People are willing to pay for good user experience:

Even in these tough economic times, Apple has proved there are plenty of people who’ll pay a premium for a great device. It has been creating winners for years now. There were plenty of cheaper MP3 music players available long before Apple’s iPod appeared. Yet the iPod owns the market - even though it was both later to market, and more expensive. Checking out eBay recently, there were only 3 used iPods for sale (and over 1000 Zunes…)

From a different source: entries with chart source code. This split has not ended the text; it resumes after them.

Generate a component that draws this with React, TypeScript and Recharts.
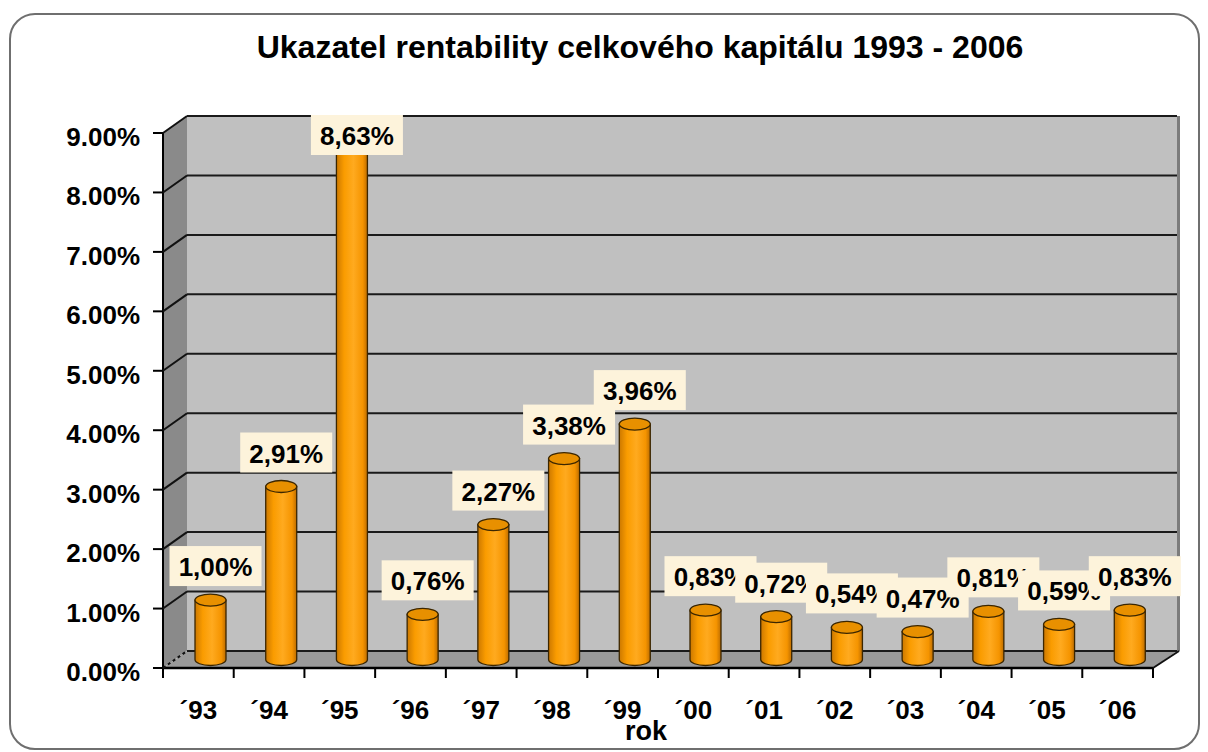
import React from 'react';
import { BarChart, Bar, XAxis, YAxis, CartesianGrid, LabelList } from 'recharts';

const YEARS = ['´93', '´94', '´95', '´96', '´97', '´98', '´99', '´00', '´01', '´02', '´03', '´04', '´05', '´06'];
const RENTABILITA = [1.0, 2.91, 8.63, 0.76, 2.27, 3.38, 3.96, 0.83, 0.72, 0.54, 0.47, 0.81, 0.59, 0.83];
const Y_TICKS = [0, 1, 2, 3, 4, 5, 6, 7, 8, 9];

const data = YEARS.map((rok, i) => ({ rok, value: RENTABILITA[i] }));

// 3D geometry: back wall = recharts plot area, front edge is shifted down-left
const W = 1208;
const H = 752;
const BACK_L = 187;
const BACK_R = 1177;
const BACK_T = 116;
const BACK_B = 651;
const DEPTH_X = 24;
const DEPTH_Y = 17;
const FRONT_L = BACK_L - DEPTH_X;
const FRONT_R = BACK_R - DEPTH_X;
const FONT = '"Liberation Sans", Arial, sans-serif';

const YTick = (props: any) => {
  const { y, payload, index } = props;
  const fy = y + DEPTH_Y;
  return (
    <g>
      <line x1={FRONT_L - 10} y1={fy} x2={FRONT_L} y2={fy} stroke="#000" strokeWidth={2} />
      <line
        x1={FRONT_L}
        y1={fy}
        x2={BACK_L}
        y2={y}
        stroke="#111"
        strokeWidth={2}
        strokeDasharray={index === 0 ? '3 3' : undefined}
      />
      <text x={FRONT_L - 23} y={fy + 4} textAnchor="end" dominantBaseline="central"
        fontFamily={FONT} fontWeight="bold" fontSize={26} fill="#000">
        {payload.value.toFixed(2)}%
      </text>
    </g>
  );
};

const XTick = (props: any) => {
  const { x, payload, index } = props;
  const slot = (BACK_R - BACK_L) / YEARS.length;
  const fx = x - DEPTH_X;
  const fy = BACK_B + DEPTH_Y;
  return (
    <g>
      <line x1={fx - slot / 2} y1={fy} x2={fx - slot / 2} y2={fy + 10} stroke="#000" strokeWidth={2} />
      {index === YEARS.length - 1 && (
        <line x1={fx + slot / 2} y1={fy} x2={fx + slot / 2} y2={fy + 10} stroke="#000" strokeWidth={2} />
      )}
      <text x={fx} y={fy + 42} textAnchor="middle" dominantBaseline="central"
        fontFamily={FONT} fontWeight="bold" fontSize={26} fill="#000">
        {payload.value}
      </text>
    </g>
  );
};

const DX = DEPTH_X / 2;
const DY = DEPTH_Y / 2;

const Cylinder = (props: any) => {
  const { x, y, width, height } = props;
  const cx = x + width / 2 - DX;
  const top = y + DY;
  const bottom = y + height + DY;
  const rx = width / 2;
  const ry = 6;
  const l = cx - rx;
  const r = cx + rx;
  return (
    <g>
      <path
        d={`M${l},${top} L${l},${bottom} A${rx},${ry} 0 0 0 ${r},${bottom} L${r},${top} Z`}
        fill="url(#cylBody)"
        stroke="#3b2600"
        strokeWidth={1.3}
      />
      <ellipse cx={cx} cy={top} rx={rx} ry={ry} fill="#E89000" stroke="#3b2600" strokeWidth={1.3} />
    </g>
  );
};

const ValueLabel = (props: any) => {
  const { x, y, width, value } = props;
  const cx = Number(x) + Number(width) / 2 - DX + 5;
  const cy = Math.max(Number(y) + DY - 34, 135);
  return (
    <g>
      <rect x={cx - 46} y={cy - 20} width={92} height={40} fill="#FDF3DB" />
      <text x={cx} y={cy + 1} textAnchor="middle" dominantBaseline="central"
        fontFamily={FONT} fontWeight="bold" fontSize={26} fill="#000">
        {Number(value).toFixed(2).replace('.', ',')}%
      </text>
    </g>
  );
};

const Backdrop = () => (
  <svg width={W} height={H} style={{ position: 'absolute', left: 0, top: 0 }}>
    <defs>
      <linearGradient id="cylBody" x1="0" y1="0" x2="1" y2="0">
        <stop offset="0%" stopColor="#CC7800" />
        <stop offset="25%" stopColor="#FA9C00" />
        <stop offset="55%" stopColor="#FFAA1F" />
        <stop offset="85%" stopColor="#F59400" />
        <stop offset="100%" stopColor="#BC6C00" />
      </linearGradient>
    </defs>
    <text x={640} y={58} textAnchor="middle" fontFamily={FONT} fontWeight="bold" fontSize={32} fill="#000">
      Ukazatel rentability celkového kapitálu 1993 - 2006
    </text>
    <polygon
      points={`${FRONT_L},${BACK_T + DEPTH_Y} ${BACK_L},${BACK_T} ${BACK_L},${BACK_B} ${FRONT_L},${BACK_B + DEPTH_Y}`}
      fill="#8A8A8A"
    />
    <polygon
      points={`${FRONT_L},${BACK_B + DEPTH_Y} ${BACK_L},${BACK_B} ${BACK_R},${BACK_B} ${FRONT_R},${BACK_B + DEPTH_Y}`}
      fill="#9A9A9A"
    />
    <rect x={BACK_R} y={BACK_T} width={3} height={BACK_B - BACK_T} fill="#7C7C7C" />
    <line x1={BACK_R + 2} y1={BACK_B} x2={FRONT_R} y2={BACK_B + DEPTH_Y} stroke="#111" strokeWidth={2} />
    <line x1={FRONT_L} y1={BACK_T + DEPTH_Y} x2={FRONT_L} y2={BACK_B + DEPTH_Y} stroke="#000" strokeWidth={2} />
    <line x1={FRONT_L} y1={BACK_B + DEPTH_Y} x2={FRONT_R} y2={BACK_B + DEPTH_Y} stroke="#000" strokeWidth={2.5} />
    <text x={646} y={740} textAnchor="middle" fontFamily={FONT} fontWeight="bold" fontSize={27} fill="#000">
      rok
    </text>
  </svg>
);

const App: React.FC = () => {
  return (
    <div style={{ position: 'fixed', left: 0, top: 0, width: W, height: H, overflow: 'hidden', background: '#fff' }}>
      <div
        style={{
          position: 'absolute',
          left: 9,
          top: 13,
          width: 1191,
          height: 737,
          border: '2px solid #6f6f6f',
          borderRadius: 26,
          boxSizing: 'border-box',
        }}
      />
      <Backdrop />
      <div style={{ position: 'absolute', left: 0, top: 0 }}>
        <BarChart
          width={W}
          height={H}
          data={data}
          margin={{ top: BACK_T, right: W - BACK_R, bottom: H - BACK_B - 30, left: BACK_L - 60 }}
        >
          <CartesianGrid vertical={false} fill="#C0C0C0" stroke="#1a1a1a" strokeWidth={2} fillOpacity={1} />
          <XAxis dataKey="rok" height={30} axisLine={false} tickLine={false} tick={<XTick />} interval={0} />
          <YAxis
            type="number"
            width={60}
            domain={[0, 9]}
            ticks={Y_TICKS}
            axisLine={false}
            tickLine={false}
            tick={<YTick />}
            interval={0}
          />
          <Bar dataKey="value" barSize={31} shape={<Cylinder />} isAnimationActive={false}>
            <LabelList dataKey="value" content={<ValueLabel />} />
          </Bar>
        </BarChart>
      </div>
    </div>
  );
};

export default App;
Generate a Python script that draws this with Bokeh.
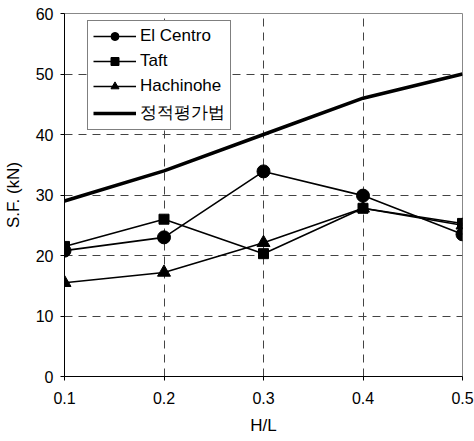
from bokeh.plotting import figure
from bokeh.models import Range1d, FixedTicker, Legend, LegendItem
from bokeh.embed import file_html
from bokeh.resources import INLINE

# H/L ratios and shear force (kN) per record
hl = [0.1, 0.2, 0.3, 0.4, 0.5]
el_centro = [20.8, 23.0, 33.9, 29.9, 23.5]
taft = [21.5, 26.0, 20.3, 27.8, 25.3]
hachinohe = [15.5, 17.2, 22.1, 27.8, 25.0]
static_eval = [29.0, 34.0, 40.0, 46.0, 50.0]

x_ticks = [0.1, 0.2, 0.3, 0.4, 0.5]
y_ticks = [0, 10, 20, 30, 40, 50, 60]

FONT = "Liberation Sans"

p = figure(width=474, height=441, output_backend="svg", toolbar_location=None,
           x_range=Range1d(0.1, 0.5), y_range=Range1d(0, 60))
p.min_border_left = 63
p.min_border_right = 12
p.min_border_top = 13
p.min_border_bottom = 65
p.background_fill_color = "white"
p.border_fill_color = "white"
p.outline_line_color = "#888888"
p.outline_line_width = 1

for ax in (p.xaxis[0], p.yaxis[0]):
    ax.axis_line_color = "black"
    ax.axis_line_width = 1
    ax.major_tick_in = 0
    ax.major_tick_out = 4
    ax.minor_tick_line_color = None
    ax.major_label_text_font = FONT
    ax.major_label_text_font_size = "16px"
    ax.major_label_text_color = "black"
    ax.axis_label_text_font = FONT
    ax.axis_label_text_font_size = "17px"
    ax.axis_label_text_font_style = "normal"
    ax.axis_label_text_color = "black"

p.xaxis.ticker = FixedTicker(ticks=x_ticks)
p.yaxis.ticker = FixedTicker(ticks=y_ticks)
p.xaxis.major_label_overrides = {t: f"{t:.1f}" for t in x_ticks}
p.xaxis.major_label_standoff = 11
p.yaxis.major_label_standoff = 7
p.xaxis.axis_label = "H/L"
p.yaxis.axis_label = "S.F. (kN)"
p.xaxis.axis_label_standoff = 9
p.yaxis.axis_label_standoff = 10

for g in (p.xgrid[0], p.ygrid[0]):
    g.grid_line_color = "#444444"
    g.grid_line_dash = "8 6"
    g.grid_line_width = 1

r_el_l = p.line(hl, el_centro, line_color="black", line_width=1.6)
r_el_m = p.scatter(hl, el_centro, marker="circle", size=13, fill_color="black", line_color="black")
r_tf_l = p.line(hl, taft, line_color="black", line_width=1.6)
r_tf_m = p.scatter(hl, taft, marker="square", size=10, fill_color="black", line_color="black")
r_ha_l = p.line(hl, hachinohe, line_color="black", line_width=1.6)
r_ha_m = p.scatter(hl, hachinohe, marker="triangle", size=13, fill_color="black", line_color="black")
r_st = p.line(hl, static_eval, line_color="black", line_width=3.5)

legend = Legend(items=[
    LegendItem(label="El Centro", renderers=[r_el_l, r_el_m]),
    LegendItem(label="Taft", renderers=[r_tf_l, r_tf_m]),
    LegendItem(label="Hachinohe", renderers=[r_ha_l, r_ha_m]),
    LegendItem(label="정적평가법", renderers=[r_st]),
], location=(23, 246))
legend.border_line_color = "black"
legend.border_line_width = 1
legend.background_fill_color = "white"
legend.background_fill_alpha = 1
legend.label_text_font = FONT
legend.label_text_font_size = "17px"
legend.label_text_color = "black"
legend.glyph_width = 43
legend.glyph_height = 20
legend.label_height = 20
legend.label_standoff = 4
legend.spacing = 5
legend.padding = 5
legend.margin = 0
p.add_layout(legend, "center")

open("out.html", "w").write(file_html(p, INLINE))
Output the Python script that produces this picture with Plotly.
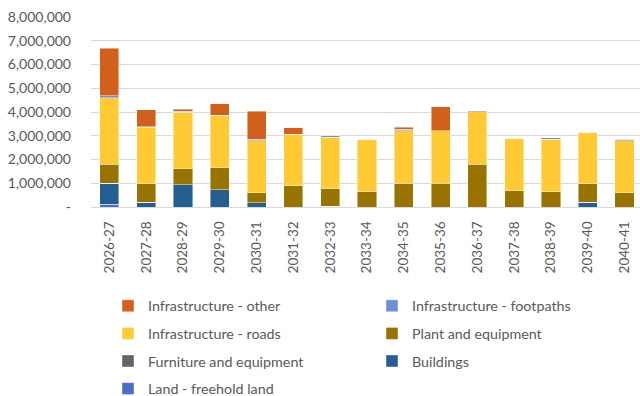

His new phone and his experience with the Windows Mobile Phone:

There are plenty of mobile phones around. But Apple’s much more expensive iPhones (both the phone and the service) have been flying off the shelves. I’ve had a Windows Mobile phone for years. But compared to the iPhone it’s a complex, fussy, unfriendly brick. I had been meaning to get rid of it for a long time, but I don’t use a mobile phone that much, and I still read books on it using Microsoft Reader, so I’ve been hesitant about making the switch.

However, last week I dropped my Windows Mobile phone in the water. It was DOA when brought back to the surface. So now I need a new phone. No way am I buying a Windows Mobile replacement. I really grew to hate that phone. I’ve checked out the new Google phones, and I don’t like them much either. No, I want a great customer experience – so I’ll go with Apple.